The data file ‘jobsat.txt’ contains data measuring three job satisfaction variables and three job characteristic variables for 70 employees of a large corporation. The sex of each employee and the years of their employment within the company were also recorded.
Three measures of job satisfaction:
• career: employee satisfaction with career direction and the possibility of future advancement, expressed as a percent
• supervisor: employee satisfaction with supervisor’s communication and management style, expressed as a percent
• finance: employee satisfaction with salary and other benefits, using a scale measurement from 1 to 10 (1=unsatisfied, 10=satisfied)
Three variables associated with job characteristic:
• variety: degree of variety involved in tasks, expressed as a percent
• feedback: degree of feedback required in job tasks, expressed as a percent
• autonomy: degree of autonomy required in job tasks, expressed as a percent
• male: 1
• female: 2
• <5 years: 1
• 5-10 years: 2
• >10 years: 3
Assume all job satisfaction variables and job characteristic variables meet MVN and other test assumptions for the purpose of these exercises.
Question 1 (25 marks):
Explore the relationship between the job satisfaction and job characteristic sets of variables by completing the following:
(a) Based on standardised variables produce and comment on a pairwise correlation matrix for the six variables of interest. Does this correlation matrix suggest that canonical correlation would be an appropriate form of analysis and why? (3 marks)
(b) Perform a canonical correlation using the set of job characteristic variables (standardised) as the X variables and the job satisfaction variables (standardised) as the
Page 3 of 5
Y variables. Provide appropriate output, definitions and interpretations for: (10 marks)
• canonical correlations (also explain why canonical correlations become successively weaker but do not add up to one).
• chi-square test of significance and Rao’s F approximation significance test
• redundancy coefficients for the variance in the Y set of variables explained by the variance in the X set.
[Note: ‘appropriate’ requires you to select the appropriate parts of the output from your analysis to address each dot-point – do not include all R output].
(c) Provide the equations that describe the first canonical function using your analysis solution. Interpret the canonical loadings and the value of the analysis overall. (6 marks)
(d) Provide the output showing the eigen values and interpret. Explain the relationship between eigen values and canonical correlations. (2 marks)
(e) Why is canonical correlation an appropriate technique for this analysis and not multiple regression or MANOVA? (2 marks)
(f) What are the limitations associated with canonical correlation analysis? (2 marks)
Question 2 (20 marks):
(a) Perform PCA analysis on all six of the job satisfaction and job characteristic variables. Include in your answer: (5 marks)

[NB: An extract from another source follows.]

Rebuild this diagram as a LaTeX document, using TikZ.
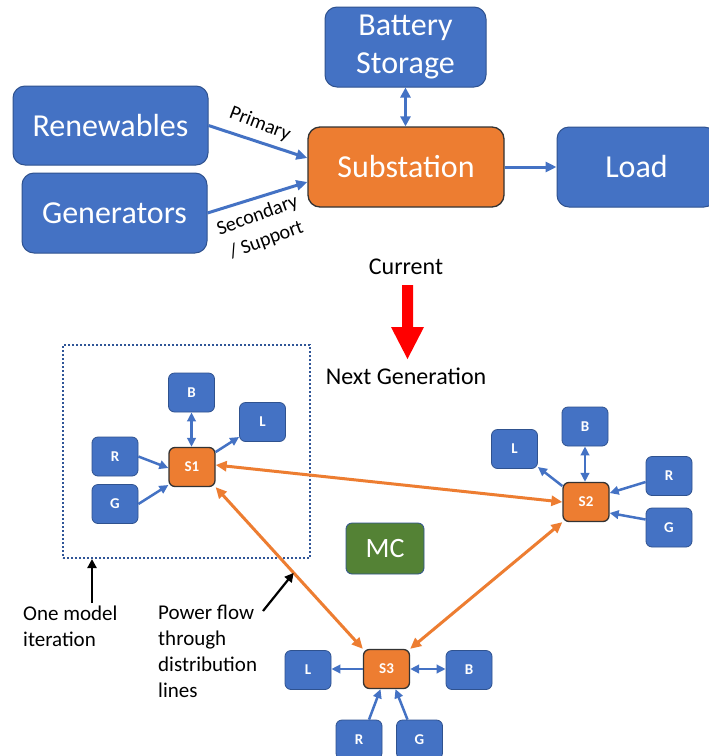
\documentclass[tikz,border=0pt]{standalone}
\usepackage{fontspec}
\setmainfont{Carlito}
\usetikzlibrary{arrows.meta,calc}
\definecolor{boxblue}{HTML}{4472C4}
\definecolor{boxedge}{HTML}{2F528F}
\definecolor{subor}{HTML}{ED7D31}
\definecolor{mcgreen}{HTML}{548235}
\definecolor{dotblue}{HTML}{2F5597}
\newcommand{\myfs}[2]{\fontsize{#1}{#2}\selectfont}
\tikzset{
  bigbox/.style={draw=boxedge, fill=boxblue, line width=1pt, rounded corners=12pt,
    text=white, inner sep=0pt, align=center, font=\myfs{32}{38}},
  subbig/.style={bigbox, fill=subor, draw=black!80, line width=1.3pt},
  smallbox/.style={draw=boxedge, fill=boxblue, line width=0.8pt, rounded corners=6pt,
    text=white, minimum width=46pt, minimum height=39pt, inner sep=0pt,
    font=\bfseries\myfs{15}{18}},
  subsmall/.style={smallbox, fill=subor, draw=black!80, line width=1.3pt},
  mcbox/.style={smallbox, fill=mcgreen, minimum width=78pt, minimum height=51pt,
    font=\myfs{28}{32}},
  bluearrow/.style={draw=boxblue, line width=3pt, -{Triangle[length=11pt,width=10pt]}},
  bluedouble/.style={draw=boxblue, line width=3pt,
    {Triangle[length=10pt,width=10pt]}-{Triangle[length=10pt,width=10pt]}},
  smallarrow/.style={draw=boxblue, line width=2.5pt, -{Triangle[length=9pt,width=8.5pt]}},
  smalldouble/.style={draw=boxblue, line width=2.5pt,
    {Triangle[length=9pt,width=8.5pt]}-{Triangle[length=9pt,width=8.5pt]}},
  orarrow/.style={draw=subor, line width=3pt,
    {Triangle[length=11pt,width=10pt]}-{Triangle[length=11pt,width=10pt]}},
  blackarrow/.style={draw=black, line width=2.2pt, -{Triangle[length=9pt,width=9pt]}},
  label20/.style={font=\myfs{20}{26}, text=black, align=center, inner sep=0pt},
  annot/.style={font=\myfs{21}{26}, text=black, align=left, inner sep=0pt, anchor=west},
}
\begin{document}
\begin{tikzpicture}[x=1pt,y=-1pt]
\useasboundingbox (0,0) rectangle (709,756);
\clip (0,0) rectangle (709,756);
\fill[white] (0,0) rectangle (709,756);

% ---------- top (current) ----------
\node[bigbox, minimum width=161pt, minimum height=80pt] (bat) at (405.5,47) {Battery\\Storage};
\node[bigbox, minimum width=195pt, minimum height=79pt] (ren) at (110.5,125.5) {Renewables};
\node[bigbox, minimum width=185pt, minimum height=80pt] (gen) at (114.5,213) {Generators};
\node[subbig, minimum width=196pt, minimum height=80pt] (sub) at (406,167) {Substation};
\node[bigbox, minimum width=159pt, minimum height=80pt] (load) at (636.5,167) {Load};

\draw[bluearrow] (ren.east) -- ([yshift=9pt]sub.west);
\draw[bluearrow] (gen.east) -- ([yshift=-15pt]sub.west);
\draw[bluearrow] (sub.east) -- (load.west);
\draw[bluedouble] (bat.south) -- (bat.south |- sub.north);

\node[label20, rotate=-21] (prim) at (260,124) {Primary};
\node[label20, rotate=20] (sec) at (262,228) {Secondary\\/ Support};

\node[font=\myfs{24}{28}, inner sep=0pt] (cur) at (406,267) {Current};
\fill[red] (402,285) -- (413,285) -- (413,327) -- (424,327) -- (407.5,359)
  -- (391,327) -- (402,327) -- cycle;
\node[font=\myfs{24}{28}, inner sep=0pt] (next) at (406,376) {Next Generation};

% ---------- bottom (next generation) ----------
\node[draw=dotblue, line width=2pt, dash pattern=on 2pt off 2pt,
  minimum width=247pt, minimum height=213pt, inner sep=0pt] (iter) at (186.5,451.5) {};

% group 1
\node[subsmall] (s1) at (192,467) {S1};
\node[smallbox] (b1) at (191.5,392.5) {B};
\node[smallbox] (l1) at (262.5,422) {L};
\node[smallbox] (r1) at (115,456.5) {R};
\node[smallbox] (g1) at (115,504) {G};
\draw[smallarrow] (r1.east) -- ([yshift=-1pt]s1.west);
\draw[smallarrow] (g1.east) -- ([yshift=-18pt]s1.west);
\draw[smallarrow] ([yshift=15pt]s1.east) -- ([yshift=-15pt]l1.west);
\draw[smalldouble] (b1.south) -- (b1.south |- s1.north);

% group 2
\node[subsmall] (s2) at (586,502) {S2};
\node[smallbox] (b2) at (585,426.5) {B};
\node[smallbox] (l2) at (514.5,449) {L};
\node[smallbox] (r2) at (669,476) {R};
\node[smallbox] (g2) at (669,527.5) {G};
\draw[smallarrow] ([yshift=16pt]s2.west) -- ([yshift=-18pt]l2.east);
\draw[smalldouble] (b2.south) -- (b2.south |- s2.north);
\draw[smallarrow] ([yshift=-6pt]r2.west) -- ([yshift=9pt]s2.east);
\draw[smallarrow] ([yshift=8pt]g2.west) -- ([yshift=-11pt]s2.east);

% group 3
\node[subsmall] (s3) at (386.5,669) {S3};
\node[smallbox] (l3) at (308,670) {L};
\node[smallbox] (b3) at (469,670) {B};
\node[smallbox] (r3) at (359,739.5) {R};
\node[smallbox] (g3) at (419.5,739.5) {G};
\draw[smallarrow] (s3.west) -- (s3.west -| l3.east);
\draw[smalldouble] (s3.east) -- (s3.east -| b3.west);
\draw[smallarrow] ([xshift=10pt]r3.north) -- ([xshift=-6pt]s3.south);
\draw[smallarrow] ([xshift=-12pt]g3.north) -- ([xshift=9pt]s3.south);

\node[mcbox] (mc) at (385,548.5) {MC};

% distribution lines
\draw[orarrow] ([yshift=2pt]s1.east) -- (s2.west);
\draw[orarrow] (s1.south east) -- (s3.north west);
\draw[orarrow] (s2.south west) -- (s3.north east);

% annotations
\node[annot] (om) at (23,626) {One model\\iteration};
\node[annot] (pf) at (158,651.5) {Power flow\\through\\distribution\\lines};
\coordinate (omtail) at (92,603);
\draw[blackarrow] (omtail) -- (omtail |- iter.south);
\path (s1.south east) -- (s3.north west) coordinate[pos=0.53] (pftip);
\coordinate (pftail) at (263,611);
\draw[blackarrow] (pftail) -- (pftip);
\end{tikzpicture}
\end{document}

• A brief explanation of your choice between the correlation and covariance matrix as the basis of the PCA analysis
• Justification for your choice of the number of PCs to use in factor analysis
(b) Perform a Factor Analysis on all six variables (apply no rotation) using the number of factors identified in part a). Interpret the output, in particular: (8 marks)
• Interpret the variable loadings, the variance explained and the chi-square test.

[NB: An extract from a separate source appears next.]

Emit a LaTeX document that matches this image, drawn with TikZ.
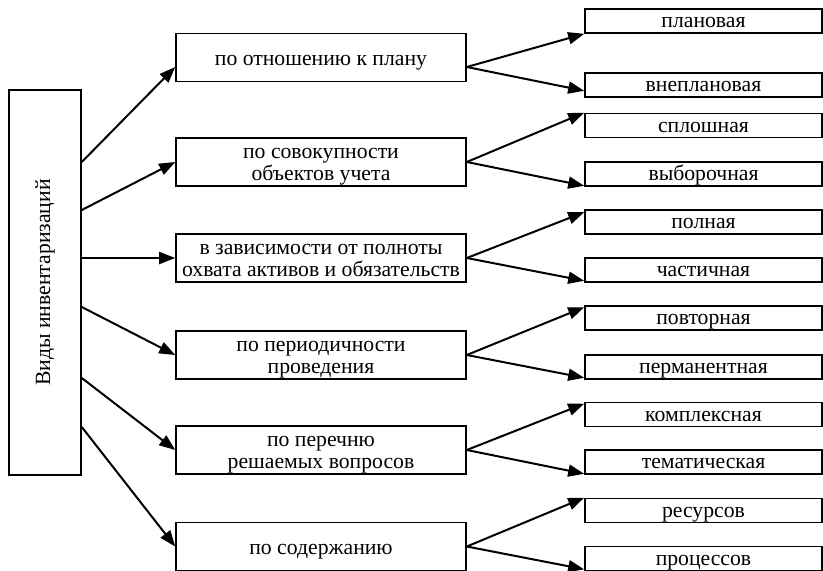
\documentclass[tikz,border=0pt]{standalone}
\usepackage{fontspec}
\setmainfont{Liberation Serif}
\usepackage{graphicx}
\usepackage{tikz}
\usetikzlibrary{arrows.meta,positioning}

\begin{document}
\fontsize{21.7}{22}\selectfont
\begin{tikzpicture}[
    x=1pt, y=-1pt,
    rootnode/.style={draw, line width=1.6pt, rectangle, minimum width=72pt, minimum height=385pt, inner sep=0pt},
    groupnode/.style={draw, line width=1.6pt, rectangle, align=center, minimum width=290pt, minimum height=48pt, inner sep=0pt, text height=22pt, text depth=7pt},
    twolines/.style={text height=40pt, text depth=4pt},
    leafnode/.style={draw, line width=1.6pt, rectangle, minimum width=237pt, minimum height=24pt, inner sep=0pt, text height=17pt, text depth=3.5pt},
    arr/.style={line width=2pt, -{Triangle[length=16pt,width=12pt]}}
  ]
  \useasboundingbox (0,0) rectangle (823,571);

  % корень
  \node[rootnode] (vid) at (45,282.5) {\rotatebox{90}{Виды инвентаризаций}};

  % группы
  \node[groupnode] (plan) at (321,57.5) {по отношению к плану};
  \node[groupnode, twolines] (sovok) at (321,162) {по совокупности\\объектов учета};
  \node[groupnode, twolines] (poln) at (321,258) {в зависимости от полноты\\охвата активов и обязательств};
  \node[groupnode, twolines] (period) at (321,355) {по периодичности\\проведения};
  \node[groupnode, twolines] (perech) at (321,450) {по перечню\\решаемых вопросов};
  \node[groupnode] (sod) at (321,546.5) {по содержанию};

  % виды
  \node[leafnode] (planov) at (703.5,21) {плановая};
  \node[leafnode] (vneplan) at (703.5,85) {внеплановая};
  \node[leafnode] (splosh) at (703.5,125.5) {сплошная};
  \node[leafnode] (vybor) at (703.5,174) {выборочная};
  \node[leafnode] (polnaya) at (703.5,222) {полная};
  \node[leafnode] (chast) at (703.5,270) {частичная};
  \node[leafnode] (povtor) at (703.5,318) {повторная};
  \node[leafnode] (perman) at (703.5,367) {перманентная};
  \node[leafnode] (kompl) at (703.5,414.5) {комплексная};
  \node[leafnode] (temat) at (703.5,462) {тематическая};
  \node[leafnode] (resurs) at (703.5,510.5) {ресурсов};
  \node[leafnode] (proc) at (703.5,558.5) {процессов};

  \draw[arr] ([yshift=120.5pt]vid.east) -- ([yshift=-9.5pt]plan.west);
  \draw[arr] ([yshift=72.5pt]vid.east) -- (sovok.west);
  \draw[arr] ([yshift=24.5pt]vid.east) -- (poln.west);
  \draw[arr] ([yshift=-24.5pt]vid.east) -- (period.west);
  \draw[arr] ([yshift=-95.5pt]vid.east) -- (perech.west);
  \draw[arr] ([yshift=-144.5pt]vid.east) -- (sod.west);

  \draw[arr] ([yshift=-9.5pt]plan.east) -- (planov.south west);
  \draw[arr] ([yshift=-9.5pt]plan.east) -- ([yshift=7pt]vneplan.south west);

  \draw[arr] (sovok.east) -- (splosh.north west);
  \draw[arr] (sovok.east) -- ([yshift=1pt]vybor.south west);

  \draw[arr] (poln.east) -- ([yshift=-3pt]polnaya.north west);
  \draw[arr] (poln.east) -- ([yshift=2pt]chast.south west);

  \draw[arr] (period.east) -- ([yshift=-2pt]povtor.north west);
  \draw[arr] (period.east) -- ([yshift=2pt]perman.south west);

  \draw[arr] (perech.east) -- ([yshift=-2pt]kompl.north west);
  \draw[arr] (perech.east) -- ([yshift=1pt]temat.south west);

  \draw[arr] (sod.east) -- (resurs.north west);
  \draw[arr] (sod.east) -- ([yshift=2pt]proc.south west);
\end{tikzpicture}
\end{document}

• Discuss the difference in uniqueness values for the variables finance and autonomy.
(c) Repeat the FA with a varimax rotation. In addition, calculate the communalities. Interpret the output, comparing to output from part b) and discussing the communality of the variable career and how it is reflected in the factor loading. (7 marks)
Question 3 (20 marks):
Note: for the plots required in this question you may not have been given example code in the course materials for all aspects of the plot details. You are required to problem solve these plotting code issues for yourself – look for solutions online/google. Some trial and error will be required. Do not ask for solutions on the course forum.
Page 4 of 5
Use metric MDS to determine if employees form clusters based on sex and years by completing the following:
(a) Perform metric 2D MDS ordination based on Euclidian distances for the six standardised measurement variables. Provide the Goodness of Fit (GoF) output only. Plot the results, identifying employees by sex using open circles for males and solid squares for females. Include a legend. Interpret the plot and include interpretation of the GoF output. What happens to the GoF if another dimension is added to the analysis? (6 marks)
(b) Repeat the plot in part (a), but instead identify employees by years employed in the plot space. In addition, colour each number: red for year 1, blue for year 2 and dark green for year 3. Interpret in context of the data and the method. (6 marks)

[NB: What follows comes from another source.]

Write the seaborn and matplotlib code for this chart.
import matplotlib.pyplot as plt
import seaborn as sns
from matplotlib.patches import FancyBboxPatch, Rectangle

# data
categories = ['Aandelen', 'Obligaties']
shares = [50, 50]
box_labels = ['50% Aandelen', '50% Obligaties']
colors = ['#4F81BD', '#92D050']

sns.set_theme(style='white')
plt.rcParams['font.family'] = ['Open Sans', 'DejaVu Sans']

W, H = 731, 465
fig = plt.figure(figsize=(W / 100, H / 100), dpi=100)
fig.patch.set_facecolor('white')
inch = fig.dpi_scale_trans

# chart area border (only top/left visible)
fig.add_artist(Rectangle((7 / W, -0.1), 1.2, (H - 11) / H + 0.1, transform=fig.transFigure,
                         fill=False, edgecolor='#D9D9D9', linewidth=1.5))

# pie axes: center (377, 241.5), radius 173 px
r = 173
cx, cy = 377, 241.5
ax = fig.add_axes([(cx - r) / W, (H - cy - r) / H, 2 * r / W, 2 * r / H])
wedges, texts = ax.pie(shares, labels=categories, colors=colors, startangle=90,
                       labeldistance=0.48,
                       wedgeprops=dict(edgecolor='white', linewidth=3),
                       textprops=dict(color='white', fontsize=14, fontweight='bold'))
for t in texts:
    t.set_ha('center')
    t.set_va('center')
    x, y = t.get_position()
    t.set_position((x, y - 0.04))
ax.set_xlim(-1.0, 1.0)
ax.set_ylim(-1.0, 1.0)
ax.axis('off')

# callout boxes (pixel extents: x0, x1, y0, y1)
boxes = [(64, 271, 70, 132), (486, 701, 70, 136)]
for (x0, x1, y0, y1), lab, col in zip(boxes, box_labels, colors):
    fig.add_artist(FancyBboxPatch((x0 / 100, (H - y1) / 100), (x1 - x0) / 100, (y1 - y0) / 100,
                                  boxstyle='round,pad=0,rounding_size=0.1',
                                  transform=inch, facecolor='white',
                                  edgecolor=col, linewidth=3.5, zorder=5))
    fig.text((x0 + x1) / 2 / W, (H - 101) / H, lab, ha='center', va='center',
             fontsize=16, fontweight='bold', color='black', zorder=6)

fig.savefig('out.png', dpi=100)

Hint: Use colors() to find names of colours to use in code.
(c) What is the Euclidian distance between employee 2 and 4 from your original distance matrix from part a)? Prove this distance mathematically based on the original data. (4 marks)
(d) Why can’t the influential variables along each dimension be identified and suggest other methods that may achieve this. (4 marks)
Question 4 (30 marks):
Determine if the years of employment can be predicted by an employee’s response to all of the job satisfaction and job characteristic variables.
(a) Produce and interpret pair-wise scatter plots for all six of the job satisfaction and job characteristic variables, distinguishing between years using colour. (4 marks)
(b) Training and test sets should be used with a 75/25 split and you must provide the seed value used in your code. Use the table function in R to provide the number of employees in each year for both the training and test sets that you have constructed. (6 marks)
(c) Perform a DFA. Explain why there are only two DFs calculated. Provide output, definition and interpretation (in context of the data and method) for: (10 marks)
• the prior probabilities
• the trace values
• the weightings on LD1 and LD2
(d) Based on the DFA, predict year membership and create and interpret a table showing observed vs predicted for the test set. Create an x-y plot of the two DFs grouped by the
Page 5 of 5
original year labels and another by the predicted year labels. Indicate on the 2nd plot the employees who were misclassified. (10 marks)
Question 5 (5 marks)
Write 100 to 300 words explaining whether any of these forms of analysis have helped your understanding of the data. Do not restate results.